** EXERCISE TASK **
Only the lines from the line containing "Write a LaTeX" through the line containing "-- ($(cap.south west)+(1,7)$);" should be reproduced, please, with no pictures.

** MATERIAL TO PROCESS **
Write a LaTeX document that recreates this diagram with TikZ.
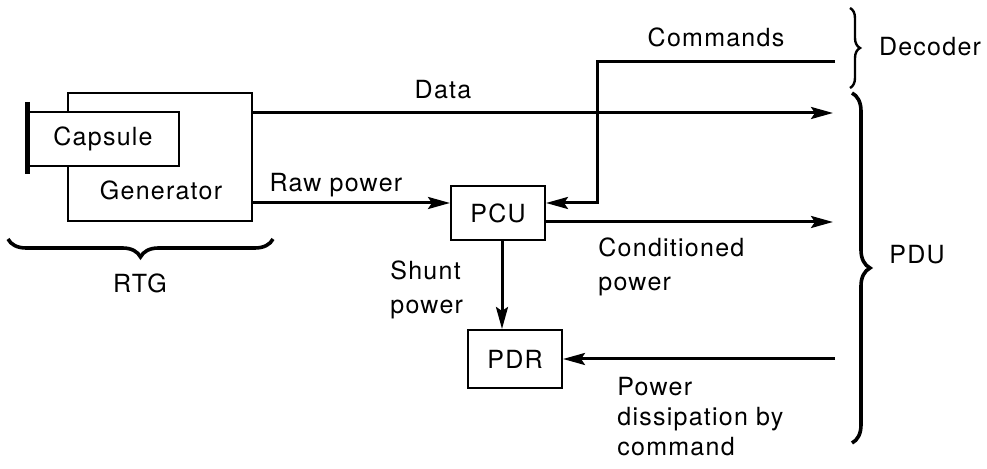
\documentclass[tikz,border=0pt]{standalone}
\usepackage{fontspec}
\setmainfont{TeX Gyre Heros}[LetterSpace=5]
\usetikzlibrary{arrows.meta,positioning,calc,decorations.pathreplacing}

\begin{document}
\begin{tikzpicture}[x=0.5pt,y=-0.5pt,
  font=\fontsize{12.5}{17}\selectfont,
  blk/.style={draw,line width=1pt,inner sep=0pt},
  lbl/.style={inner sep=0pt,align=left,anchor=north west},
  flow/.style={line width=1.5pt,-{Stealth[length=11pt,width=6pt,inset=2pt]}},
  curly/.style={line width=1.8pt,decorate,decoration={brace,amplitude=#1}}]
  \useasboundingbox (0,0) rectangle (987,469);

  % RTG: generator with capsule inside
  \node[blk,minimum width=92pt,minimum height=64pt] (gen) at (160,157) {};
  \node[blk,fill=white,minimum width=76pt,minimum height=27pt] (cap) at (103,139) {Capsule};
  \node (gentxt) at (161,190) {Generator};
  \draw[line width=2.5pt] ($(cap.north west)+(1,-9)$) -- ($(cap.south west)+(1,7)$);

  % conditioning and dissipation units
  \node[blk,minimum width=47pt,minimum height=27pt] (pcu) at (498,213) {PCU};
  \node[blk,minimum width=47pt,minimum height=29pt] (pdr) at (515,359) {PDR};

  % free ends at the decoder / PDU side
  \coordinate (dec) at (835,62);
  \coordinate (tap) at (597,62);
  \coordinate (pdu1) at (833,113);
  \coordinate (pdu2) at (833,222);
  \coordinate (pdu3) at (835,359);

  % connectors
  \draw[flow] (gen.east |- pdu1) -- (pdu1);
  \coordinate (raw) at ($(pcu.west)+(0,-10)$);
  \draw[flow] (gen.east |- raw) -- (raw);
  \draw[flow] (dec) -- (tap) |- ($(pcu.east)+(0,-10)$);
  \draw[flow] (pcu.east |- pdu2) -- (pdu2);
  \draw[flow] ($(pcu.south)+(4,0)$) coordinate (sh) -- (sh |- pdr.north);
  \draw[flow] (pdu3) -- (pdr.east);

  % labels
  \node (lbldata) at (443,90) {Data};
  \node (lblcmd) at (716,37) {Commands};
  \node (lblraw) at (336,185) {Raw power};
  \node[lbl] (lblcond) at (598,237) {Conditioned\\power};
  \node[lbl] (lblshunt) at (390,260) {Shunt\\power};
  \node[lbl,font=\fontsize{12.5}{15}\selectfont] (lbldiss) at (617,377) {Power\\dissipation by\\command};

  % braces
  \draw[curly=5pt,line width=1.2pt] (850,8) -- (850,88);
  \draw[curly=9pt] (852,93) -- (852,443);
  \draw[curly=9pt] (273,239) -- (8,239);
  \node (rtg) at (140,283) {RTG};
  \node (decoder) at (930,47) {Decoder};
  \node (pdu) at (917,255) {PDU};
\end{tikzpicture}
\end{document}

---

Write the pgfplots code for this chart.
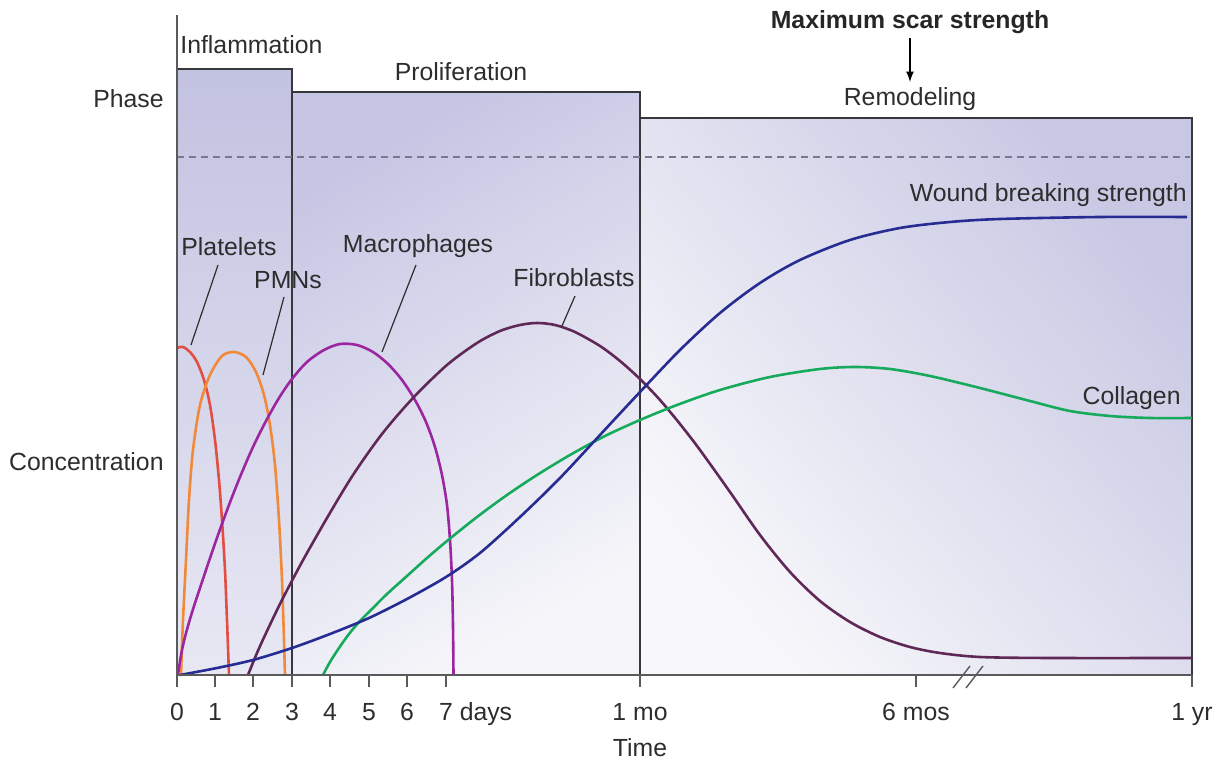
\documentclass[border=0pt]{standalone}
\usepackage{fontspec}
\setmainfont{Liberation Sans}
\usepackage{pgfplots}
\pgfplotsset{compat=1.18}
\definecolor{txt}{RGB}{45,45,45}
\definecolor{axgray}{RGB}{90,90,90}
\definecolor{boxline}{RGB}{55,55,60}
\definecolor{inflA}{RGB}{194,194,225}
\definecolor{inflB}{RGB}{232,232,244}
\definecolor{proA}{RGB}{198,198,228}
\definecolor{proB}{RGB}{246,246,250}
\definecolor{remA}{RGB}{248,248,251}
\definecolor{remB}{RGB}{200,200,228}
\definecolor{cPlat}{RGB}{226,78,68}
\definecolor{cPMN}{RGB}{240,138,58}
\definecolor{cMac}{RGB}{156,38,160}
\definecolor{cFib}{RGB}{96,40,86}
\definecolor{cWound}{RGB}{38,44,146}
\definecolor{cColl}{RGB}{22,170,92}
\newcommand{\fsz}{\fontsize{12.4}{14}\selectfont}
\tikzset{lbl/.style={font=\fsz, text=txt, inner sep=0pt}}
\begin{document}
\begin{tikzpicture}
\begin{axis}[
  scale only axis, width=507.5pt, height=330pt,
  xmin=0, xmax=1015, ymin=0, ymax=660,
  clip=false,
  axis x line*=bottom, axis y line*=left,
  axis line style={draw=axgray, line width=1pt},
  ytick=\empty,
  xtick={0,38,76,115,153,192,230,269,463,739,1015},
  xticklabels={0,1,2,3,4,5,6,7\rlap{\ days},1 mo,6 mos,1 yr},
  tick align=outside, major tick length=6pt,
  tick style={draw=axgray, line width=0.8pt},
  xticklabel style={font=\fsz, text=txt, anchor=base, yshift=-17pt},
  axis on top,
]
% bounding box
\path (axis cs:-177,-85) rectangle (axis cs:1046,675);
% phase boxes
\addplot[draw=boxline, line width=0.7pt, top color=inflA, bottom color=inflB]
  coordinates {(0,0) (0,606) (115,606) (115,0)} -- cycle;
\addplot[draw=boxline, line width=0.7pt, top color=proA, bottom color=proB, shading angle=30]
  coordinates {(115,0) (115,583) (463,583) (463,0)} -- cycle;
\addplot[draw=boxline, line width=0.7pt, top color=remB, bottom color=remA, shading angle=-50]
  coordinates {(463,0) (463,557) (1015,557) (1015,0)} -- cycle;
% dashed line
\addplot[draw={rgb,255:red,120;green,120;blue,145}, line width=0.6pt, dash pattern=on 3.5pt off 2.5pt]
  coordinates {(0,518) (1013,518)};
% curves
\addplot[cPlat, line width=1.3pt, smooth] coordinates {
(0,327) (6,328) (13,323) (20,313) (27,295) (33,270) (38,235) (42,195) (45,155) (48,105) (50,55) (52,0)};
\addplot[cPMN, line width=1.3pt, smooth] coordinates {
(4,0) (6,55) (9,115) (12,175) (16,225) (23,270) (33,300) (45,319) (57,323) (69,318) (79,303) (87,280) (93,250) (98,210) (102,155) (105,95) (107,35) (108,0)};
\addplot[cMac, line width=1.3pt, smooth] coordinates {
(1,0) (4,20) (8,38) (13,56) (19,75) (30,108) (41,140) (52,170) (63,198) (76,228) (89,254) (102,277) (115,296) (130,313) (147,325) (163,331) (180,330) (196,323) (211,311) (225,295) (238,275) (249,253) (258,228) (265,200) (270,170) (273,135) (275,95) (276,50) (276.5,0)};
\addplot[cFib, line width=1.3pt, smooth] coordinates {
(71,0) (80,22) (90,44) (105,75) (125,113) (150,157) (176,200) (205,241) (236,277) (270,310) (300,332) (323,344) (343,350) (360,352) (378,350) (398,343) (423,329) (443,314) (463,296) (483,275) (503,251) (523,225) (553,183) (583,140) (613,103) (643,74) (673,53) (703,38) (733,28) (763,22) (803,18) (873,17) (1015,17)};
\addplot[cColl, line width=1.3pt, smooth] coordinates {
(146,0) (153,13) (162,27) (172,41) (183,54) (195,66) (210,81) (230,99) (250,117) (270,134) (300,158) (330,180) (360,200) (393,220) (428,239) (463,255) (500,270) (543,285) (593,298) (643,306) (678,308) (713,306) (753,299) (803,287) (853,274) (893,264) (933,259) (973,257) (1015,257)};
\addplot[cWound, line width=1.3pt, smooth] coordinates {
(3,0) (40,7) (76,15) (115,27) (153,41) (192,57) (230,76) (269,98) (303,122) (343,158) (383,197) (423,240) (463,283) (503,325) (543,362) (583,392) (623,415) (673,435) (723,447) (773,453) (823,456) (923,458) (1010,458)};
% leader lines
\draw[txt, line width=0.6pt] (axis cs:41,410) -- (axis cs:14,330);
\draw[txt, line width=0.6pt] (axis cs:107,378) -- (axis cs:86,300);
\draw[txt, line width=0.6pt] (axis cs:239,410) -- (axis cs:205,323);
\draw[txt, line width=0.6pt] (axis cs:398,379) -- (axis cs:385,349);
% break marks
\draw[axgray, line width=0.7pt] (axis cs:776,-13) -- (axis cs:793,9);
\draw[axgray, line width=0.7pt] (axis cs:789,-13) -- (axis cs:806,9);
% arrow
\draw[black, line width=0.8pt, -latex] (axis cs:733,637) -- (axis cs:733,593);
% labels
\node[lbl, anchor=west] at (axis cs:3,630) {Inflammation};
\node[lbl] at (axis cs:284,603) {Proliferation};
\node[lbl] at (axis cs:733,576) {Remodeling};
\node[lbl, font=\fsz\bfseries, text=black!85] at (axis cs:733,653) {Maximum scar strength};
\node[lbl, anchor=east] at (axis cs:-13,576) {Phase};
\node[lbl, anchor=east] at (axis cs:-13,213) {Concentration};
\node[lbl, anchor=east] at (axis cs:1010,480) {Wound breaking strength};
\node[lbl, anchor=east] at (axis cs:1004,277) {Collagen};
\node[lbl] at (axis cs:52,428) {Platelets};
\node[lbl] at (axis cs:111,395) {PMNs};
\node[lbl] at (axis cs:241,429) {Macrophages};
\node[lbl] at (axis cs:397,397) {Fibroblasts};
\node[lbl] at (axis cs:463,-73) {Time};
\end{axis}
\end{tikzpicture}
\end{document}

--

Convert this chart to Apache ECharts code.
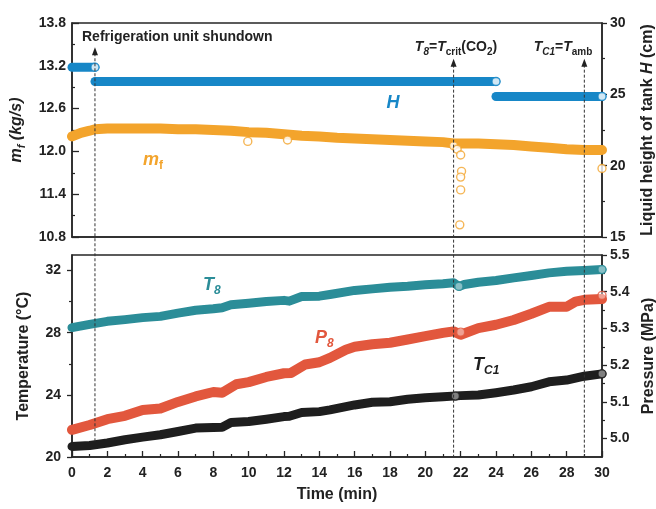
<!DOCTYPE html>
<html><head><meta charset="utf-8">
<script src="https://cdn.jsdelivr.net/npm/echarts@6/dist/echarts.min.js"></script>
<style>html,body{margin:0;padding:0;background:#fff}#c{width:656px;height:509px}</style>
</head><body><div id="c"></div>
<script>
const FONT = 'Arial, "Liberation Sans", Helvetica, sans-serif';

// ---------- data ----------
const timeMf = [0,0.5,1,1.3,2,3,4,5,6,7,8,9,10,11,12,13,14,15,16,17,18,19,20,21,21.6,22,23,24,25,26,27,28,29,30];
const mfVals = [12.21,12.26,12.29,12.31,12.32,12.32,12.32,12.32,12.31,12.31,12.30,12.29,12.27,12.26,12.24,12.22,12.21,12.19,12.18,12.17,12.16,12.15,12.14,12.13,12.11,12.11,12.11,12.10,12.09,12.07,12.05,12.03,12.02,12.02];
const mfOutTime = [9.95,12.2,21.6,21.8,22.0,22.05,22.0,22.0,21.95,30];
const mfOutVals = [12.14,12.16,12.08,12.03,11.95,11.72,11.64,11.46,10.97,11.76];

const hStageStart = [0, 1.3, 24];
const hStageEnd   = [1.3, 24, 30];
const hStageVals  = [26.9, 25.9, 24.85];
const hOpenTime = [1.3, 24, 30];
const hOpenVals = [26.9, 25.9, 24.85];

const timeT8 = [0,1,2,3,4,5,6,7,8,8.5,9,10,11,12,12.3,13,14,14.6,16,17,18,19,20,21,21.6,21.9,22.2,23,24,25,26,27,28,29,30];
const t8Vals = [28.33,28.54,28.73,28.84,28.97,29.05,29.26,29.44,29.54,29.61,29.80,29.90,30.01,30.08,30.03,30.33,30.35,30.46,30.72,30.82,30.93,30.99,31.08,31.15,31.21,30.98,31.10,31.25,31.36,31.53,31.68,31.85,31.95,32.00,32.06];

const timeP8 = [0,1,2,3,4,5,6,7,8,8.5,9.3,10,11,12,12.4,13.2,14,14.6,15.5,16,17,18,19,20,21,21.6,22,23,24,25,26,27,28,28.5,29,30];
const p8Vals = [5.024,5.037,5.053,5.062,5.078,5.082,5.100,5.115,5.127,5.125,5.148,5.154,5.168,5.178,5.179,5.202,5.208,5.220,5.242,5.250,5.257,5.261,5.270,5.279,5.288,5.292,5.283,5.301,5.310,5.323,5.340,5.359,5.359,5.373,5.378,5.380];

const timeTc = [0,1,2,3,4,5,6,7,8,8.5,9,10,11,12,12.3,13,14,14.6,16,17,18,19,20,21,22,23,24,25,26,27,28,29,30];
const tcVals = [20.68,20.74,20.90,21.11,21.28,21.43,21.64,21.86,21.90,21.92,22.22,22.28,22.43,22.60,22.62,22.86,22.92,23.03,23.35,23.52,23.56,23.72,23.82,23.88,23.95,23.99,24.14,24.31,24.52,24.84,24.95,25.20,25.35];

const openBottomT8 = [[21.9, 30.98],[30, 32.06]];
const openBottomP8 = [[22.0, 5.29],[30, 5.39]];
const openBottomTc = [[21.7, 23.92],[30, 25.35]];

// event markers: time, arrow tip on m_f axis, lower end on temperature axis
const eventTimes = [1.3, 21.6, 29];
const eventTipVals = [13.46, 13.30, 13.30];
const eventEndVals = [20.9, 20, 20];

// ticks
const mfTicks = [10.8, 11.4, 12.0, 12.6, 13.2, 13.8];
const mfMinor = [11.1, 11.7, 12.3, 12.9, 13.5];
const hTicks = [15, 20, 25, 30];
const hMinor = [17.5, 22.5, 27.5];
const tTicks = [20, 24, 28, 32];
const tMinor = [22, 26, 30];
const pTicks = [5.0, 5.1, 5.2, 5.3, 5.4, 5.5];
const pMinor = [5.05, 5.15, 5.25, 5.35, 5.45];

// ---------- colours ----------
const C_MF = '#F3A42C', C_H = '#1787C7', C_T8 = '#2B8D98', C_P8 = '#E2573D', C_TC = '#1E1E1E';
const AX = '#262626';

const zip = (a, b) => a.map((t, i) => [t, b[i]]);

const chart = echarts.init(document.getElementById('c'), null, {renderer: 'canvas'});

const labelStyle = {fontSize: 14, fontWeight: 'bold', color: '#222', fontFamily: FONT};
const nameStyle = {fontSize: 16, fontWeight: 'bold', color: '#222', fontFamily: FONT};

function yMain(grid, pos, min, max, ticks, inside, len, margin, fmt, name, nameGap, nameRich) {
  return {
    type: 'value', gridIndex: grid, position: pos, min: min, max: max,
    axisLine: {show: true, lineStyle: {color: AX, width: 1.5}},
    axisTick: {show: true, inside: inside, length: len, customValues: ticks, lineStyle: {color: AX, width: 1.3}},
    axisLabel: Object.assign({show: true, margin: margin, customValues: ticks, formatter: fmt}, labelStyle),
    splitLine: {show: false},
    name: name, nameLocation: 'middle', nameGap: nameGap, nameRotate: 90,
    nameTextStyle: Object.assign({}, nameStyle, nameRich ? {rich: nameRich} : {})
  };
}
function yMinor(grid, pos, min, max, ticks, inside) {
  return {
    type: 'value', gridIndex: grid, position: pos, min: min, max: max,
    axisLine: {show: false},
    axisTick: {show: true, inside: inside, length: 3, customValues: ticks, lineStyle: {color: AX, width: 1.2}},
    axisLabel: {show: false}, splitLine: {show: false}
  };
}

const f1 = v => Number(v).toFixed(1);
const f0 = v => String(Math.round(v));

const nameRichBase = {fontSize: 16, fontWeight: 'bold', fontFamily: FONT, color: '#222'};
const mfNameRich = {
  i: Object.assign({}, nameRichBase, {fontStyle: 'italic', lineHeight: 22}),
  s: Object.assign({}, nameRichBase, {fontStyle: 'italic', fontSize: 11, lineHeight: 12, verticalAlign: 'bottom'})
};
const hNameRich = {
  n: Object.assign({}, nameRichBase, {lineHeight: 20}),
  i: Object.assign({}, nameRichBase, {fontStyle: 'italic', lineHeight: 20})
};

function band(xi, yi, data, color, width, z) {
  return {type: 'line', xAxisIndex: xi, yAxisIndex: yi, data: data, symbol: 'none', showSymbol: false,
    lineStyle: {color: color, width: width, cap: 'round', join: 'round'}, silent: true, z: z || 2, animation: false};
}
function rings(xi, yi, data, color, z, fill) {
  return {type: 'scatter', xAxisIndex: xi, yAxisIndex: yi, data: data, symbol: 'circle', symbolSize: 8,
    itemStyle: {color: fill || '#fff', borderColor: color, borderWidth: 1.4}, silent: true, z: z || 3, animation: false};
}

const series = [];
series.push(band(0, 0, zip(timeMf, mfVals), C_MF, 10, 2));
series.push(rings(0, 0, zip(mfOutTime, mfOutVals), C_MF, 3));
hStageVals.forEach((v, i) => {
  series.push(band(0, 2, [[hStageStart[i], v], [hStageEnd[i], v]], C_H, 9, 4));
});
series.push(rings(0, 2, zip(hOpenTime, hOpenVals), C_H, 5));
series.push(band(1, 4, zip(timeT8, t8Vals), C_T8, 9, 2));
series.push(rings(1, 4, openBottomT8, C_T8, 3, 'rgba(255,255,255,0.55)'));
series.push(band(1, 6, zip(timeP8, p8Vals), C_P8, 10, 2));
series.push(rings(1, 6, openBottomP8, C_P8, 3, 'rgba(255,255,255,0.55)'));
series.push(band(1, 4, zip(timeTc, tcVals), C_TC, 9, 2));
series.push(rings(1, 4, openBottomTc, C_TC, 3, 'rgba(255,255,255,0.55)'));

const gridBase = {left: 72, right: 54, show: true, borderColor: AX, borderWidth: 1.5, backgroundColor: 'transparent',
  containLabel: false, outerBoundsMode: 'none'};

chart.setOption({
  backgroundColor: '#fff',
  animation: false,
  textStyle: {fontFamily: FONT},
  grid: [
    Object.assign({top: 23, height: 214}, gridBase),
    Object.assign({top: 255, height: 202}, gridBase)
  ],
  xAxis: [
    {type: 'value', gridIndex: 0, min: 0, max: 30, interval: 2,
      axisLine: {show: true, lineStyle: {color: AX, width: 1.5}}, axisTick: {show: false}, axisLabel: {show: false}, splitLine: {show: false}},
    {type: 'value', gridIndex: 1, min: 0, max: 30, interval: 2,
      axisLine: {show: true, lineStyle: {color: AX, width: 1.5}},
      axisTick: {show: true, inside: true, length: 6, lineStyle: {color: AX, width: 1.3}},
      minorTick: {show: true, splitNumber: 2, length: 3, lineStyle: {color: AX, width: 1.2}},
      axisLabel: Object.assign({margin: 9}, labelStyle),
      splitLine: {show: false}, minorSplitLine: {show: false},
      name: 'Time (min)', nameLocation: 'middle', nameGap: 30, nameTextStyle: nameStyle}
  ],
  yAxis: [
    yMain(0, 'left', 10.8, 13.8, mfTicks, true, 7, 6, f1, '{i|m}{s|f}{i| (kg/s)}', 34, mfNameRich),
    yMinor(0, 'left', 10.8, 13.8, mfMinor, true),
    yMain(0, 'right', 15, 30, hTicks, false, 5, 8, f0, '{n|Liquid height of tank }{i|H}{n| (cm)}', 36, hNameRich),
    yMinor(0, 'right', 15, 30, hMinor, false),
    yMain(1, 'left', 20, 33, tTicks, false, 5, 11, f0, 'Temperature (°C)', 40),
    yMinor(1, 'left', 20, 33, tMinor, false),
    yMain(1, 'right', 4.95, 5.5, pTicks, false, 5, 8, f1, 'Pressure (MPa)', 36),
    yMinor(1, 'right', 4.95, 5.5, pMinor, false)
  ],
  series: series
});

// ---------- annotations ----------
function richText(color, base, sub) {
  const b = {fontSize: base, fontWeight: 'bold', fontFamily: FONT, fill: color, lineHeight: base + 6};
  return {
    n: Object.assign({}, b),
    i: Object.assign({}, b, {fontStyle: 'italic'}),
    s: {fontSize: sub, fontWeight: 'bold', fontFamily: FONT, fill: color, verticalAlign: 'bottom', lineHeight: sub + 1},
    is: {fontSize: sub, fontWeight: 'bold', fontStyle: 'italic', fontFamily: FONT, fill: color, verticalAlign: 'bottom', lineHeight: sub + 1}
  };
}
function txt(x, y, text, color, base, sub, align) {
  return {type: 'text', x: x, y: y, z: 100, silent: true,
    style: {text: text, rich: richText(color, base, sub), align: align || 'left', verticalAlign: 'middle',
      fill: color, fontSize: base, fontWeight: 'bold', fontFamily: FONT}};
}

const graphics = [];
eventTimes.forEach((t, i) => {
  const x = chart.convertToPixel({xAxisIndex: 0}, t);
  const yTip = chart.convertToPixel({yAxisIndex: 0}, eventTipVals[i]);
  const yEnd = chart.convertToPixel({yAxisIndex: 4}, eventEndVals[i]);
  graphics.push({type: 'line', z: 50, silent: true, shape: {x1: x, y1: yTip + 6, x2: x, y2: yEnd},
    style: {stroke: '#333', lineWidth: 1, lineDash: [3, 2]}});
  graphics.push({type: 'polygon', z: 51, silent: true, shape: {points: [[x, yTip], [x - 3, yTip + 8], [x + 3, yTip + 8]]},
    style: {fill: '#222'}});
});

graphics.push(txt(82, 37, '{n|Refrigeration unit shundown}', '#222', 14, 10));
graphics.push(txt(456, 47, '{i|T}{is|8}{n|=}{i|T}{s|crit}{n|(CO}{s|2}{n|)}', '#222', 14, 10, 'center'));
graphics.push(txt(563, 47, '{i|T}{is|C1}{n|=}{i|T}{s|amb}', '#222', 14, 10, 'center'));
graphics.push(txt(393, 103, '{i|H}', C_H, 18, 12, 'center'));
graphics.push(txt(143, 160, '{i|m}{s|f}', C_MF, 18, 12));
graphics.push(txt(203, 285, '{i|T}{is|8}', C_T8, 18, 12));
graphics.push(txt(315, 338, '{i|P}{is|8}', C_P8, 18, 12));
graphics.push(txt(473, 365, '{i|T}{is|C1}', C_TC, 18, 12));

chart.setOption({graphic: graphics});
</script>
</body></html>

** REPLY TO THE EXERCISE **
Write a LaTeX document that recreates this diagram with TikZ.
\documentclass[tikz,border=0pt]{standalone}
\usepackage{fontspec}
\setmainfont{TeX Gyre Heros}[LetterSpace=5]
\usetikzlibrary{arrows.meta,positioning,calc,decorations.pathreplacing}

\begin{document}
\begin{tikzpicture}[x=0.5pt,y=-0.5pt,
  font=\fontsize{12.5}{17}\selectfont,
  blk/.style={draw,line width=1pt,inner sep=0pt},
  lbl/.style={inner sep=0pt,align=left,anchor=north west},
  flow/.style={line width=1.5pt,-{Stealth[length=11pt,width=6pt,inset=2pt]}},
  curly/.style={line width=1.8pt,decorate,decoration={brace,amplitude=#1}}]
  \useasboundingbox (0,0) rectangle (987,469);

  % RTG: generator with capsule inside
  \node[blk,minimum width=92pt,minimum height=64pt] (gen) at (160,157) {};
  \node[blk,fill=white,minimum width=76pt,minimum height=27pt] (cap) at (103,139) {Capsule};
  \node (gentxt) at (161,190) {Generator};
  \draw[line width=2.5pt] ($(cap.north west)+(1,-9)$) -- ($(cap.south west)+(1,7)$);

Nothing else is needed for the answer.